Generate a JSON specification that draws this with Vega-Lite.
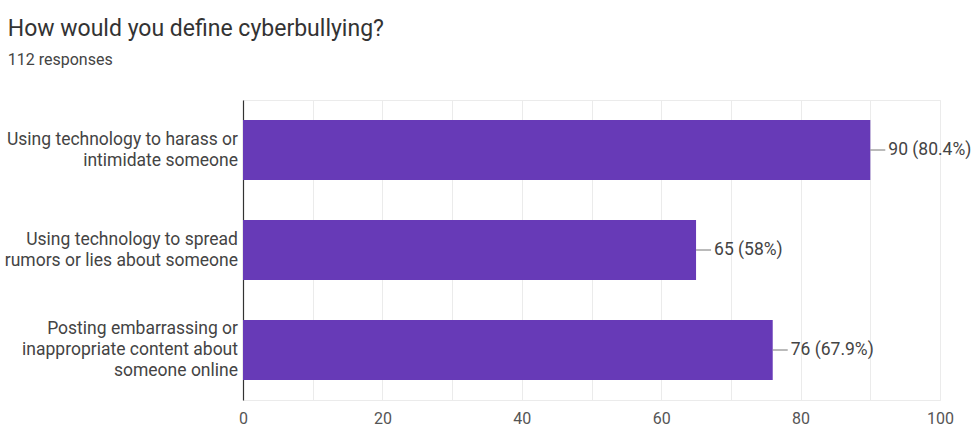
{
  "$schema": "https://vega.github.io/schema/vega-lite/v6.json",
  "autosize": {"type": "none"},
  "width": 697,
  "height": 300,
  "padding": {"left": 243, "top": 100, "right": 37, "bottom": 26},
  "background": "white",
  "title": {
    "text": "How would you define cyberbullying?",
    "subtitle": "112 responses",
    "anchor": "start",
    "frame": "bounds",
    "offset": 32,
    "dx": 3,
    "font": "Roboto",
    "fontSize": 23,
    "fontWeight": "normal",
    "color": "#333333",
    "subtitleFont": "Roboto",
    "subtitleFontSize": 16,
    "subtitleColor": "#444444",
    "subtitlePadding": 11
  },
  "data": {
    "values": [
      {"answer": "Using technology to harass or\nintimidate someone", "count": 90, "label": "90 (80.4%)"},
      {"answer": "Using technology to spread\nrumors or lies about someone", "count": 65, "label": "65 (58%)"},
      {"answer": "Posting embarrassing or\ninappropriate content about\nsomeone online", "count": 76, "label": "76 (67.9%)"}
    ]
  },
  "encoding": {
    "y": {
      "field": "answer",
      "type": "nominal",
      "sort": null,
      "scale": {"paddingInner": 0.4, "paddingOuter": 0.2},
      "axis": {
        "title": null,
        "labels": false,
        "ticks": false,
        "domainColor": "#333333",
        "domainWidth": 1.2
      }
    },
    "x": {
      "field": "count",
      "type": "quantitative",
      "scale": {"domain": [0, 100], "nice": false},
      "axis": {
        "title": null,
        "values": [0, 10, 20, 30, 40, 50, 60, 70, 80, 90, 100],
        "labelExpr": "datum.value % 20 == 0 ? datum.label : ''",
        "labelFlush": false,
        "labelOverlap": false,
        "labelFont": "Roboto",
        "labelFontSize": 16,
        "labelColor": "#555555",
        "labelPadding": 10,
        "ticks": false,
        "domain": false,
        "grid": true,
        "gridColor": "#ebebeb",
        "gridWidth": 1
      }
    }
  },
  "layer": [
    {"mark": {"type": "bar", "color": "#673ab7"}},
    {
      "mark": {"type": "point", "shape": "M0,0H2", "size": 225, "filled": false, "stroke": "#777777", "strokeWidth": 1, "opacity": 1}
    },
    {
      "mark": {"type": "text", "align": "left", "baseline": "middle", "dx": 18, "font": "Roboto", "fontSize": 17.5, "color": "#444444"},
      "encoding": {"text": {"field": "label"}}
    },
    {
      "mark": {
        "type": "text",
        "align": "right",
        "baseline": "middle",
        "dx": -5,
        "dy": {"expr": "-(length(split(datum.answer, '\\n')) - 1) * 10.5"},
        "lineBreak": "\n",
        "lineHeight": 21,
        "font": "Roboto",
        "fontSize": 17.5,
        "color": "#444444"
      },
      "encoding": {
        "x": {"datum": 0},
        "text": {"field": "answer"}
      }
    }
  ],
  "config": {
    "view": {"stroke": "#ebebeb"}
  }
}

_Instruction:_
Return each line from the material above exactly, but not the pictures.

_Solved problem:_
Generate a JSON specification that draws this with Vega-Lite.
{
  "$schema": "https://vega.github.io/schema/vega-lite/v6.json",
  "autosize": {"type": "none"},
  "width": 697,
  "height": 300,
  "padding": {"left": 243, "top": 100, "right": 37, "bottom": 26},
  "background": "white",
  "title": {
    "text": "How would you define cyberbullying?",
    "subtitle": "112 responses",
    "anchor": "start",
    "frame": "bounds",
    "offset": 32,
    "dx": 3,
    "font": "Roboto",
    "fontSize": 23,
    "fontWeight": "normal",
    "color": "#333333",
    "subtitleFont": "Roboto",
    "subtitleFontSize": 16,
    "subtitleColor": "#444444",
    "subtitlePadding": 11
  },
  "data": {
    "values": [
      {"answer": "Using technology to harass or\nintimidate someone", "count": 90, "label": "90 (80.4%)"},
      {"answer": "Using technology to spread\nrumors or lies about someone", "count": 65, "label": "65 (58%)"},
      {"answer": "Posting embarrassing or\ninappropriate content about\nsomeone online", "count": 76, "label": "76 (67.9%)"}
    ]
  },
  "encoding": {
    "y": {
      "field": "answer",
      "type": "nominal",
      "sort": null,
      "scale": {"paddingInner": 0.4, "paddingOuter": 0.2},
      "axis": {
        "title": null,
        "labels": false,
        "ticks": false,
        "domainColor": "#333333",
        "domainWidth": 1.2
      }
    },
    "x": {
      "field": "count",
      "type": "quantitative",
      "scale": {"domain": [0, 100], "nice": false},
      "axis": {
        "title": null,
        "values": [0, 10, 20, 30, 40, 50, 60, 70, 80, 90, 100],
        "labelExpr": "datum.value % 20 == 0 ? datum.label : ''",
        "labelFlush": false,
        "labelOverlap": false,
        "labelFont": "Roboto",
        "labelFontSize": 16,
        "labelColor": "#555555",
        "labelPadding": 10,
        "ticks": false,
        "domain": false,
        "grid": true,
        "gridColor": "#ebebeb",
        "gridWidth": 1
      }
    }
  },
  "layer": [
    {"mark": {"type": "bar", "color": "#673ab7"}},
    {
      "mark": {"type": "point", "shape": "M0,0H2", "size": 225, "filled": false, "stroke": "#777777", "strokeWidth": 1, "opacity": 1}
    },
    {
      "mark": {"type": "text", "align": "left", "baseline": "middle", "dx": 18, "font": "Roboto", "fontSize": 17.5, "color": "#444444"},
      "encoding": {"text": {"field": "label"}}
    },
    {
      "mark": {
        "type": "text",
        "align": "right",
        "baseline": "middle",
        "dx": -5,
        "dy": {"expr": "-(length(split(datum.answer, '\\n')) - 1) * 10.5"},
        "lineBreak": "\n",
        "lineHeight": 21,
        "font": "Roboto",
        "fontSize": 17.5,
        "color": "#444444"
      },
      "encoding": {
        "x": {"datum": 0},
        "text": {"field": "answer"}
      }
    }
  ],
  "config": {
    "view": {"stroke": "#ebebeb"}
  }
}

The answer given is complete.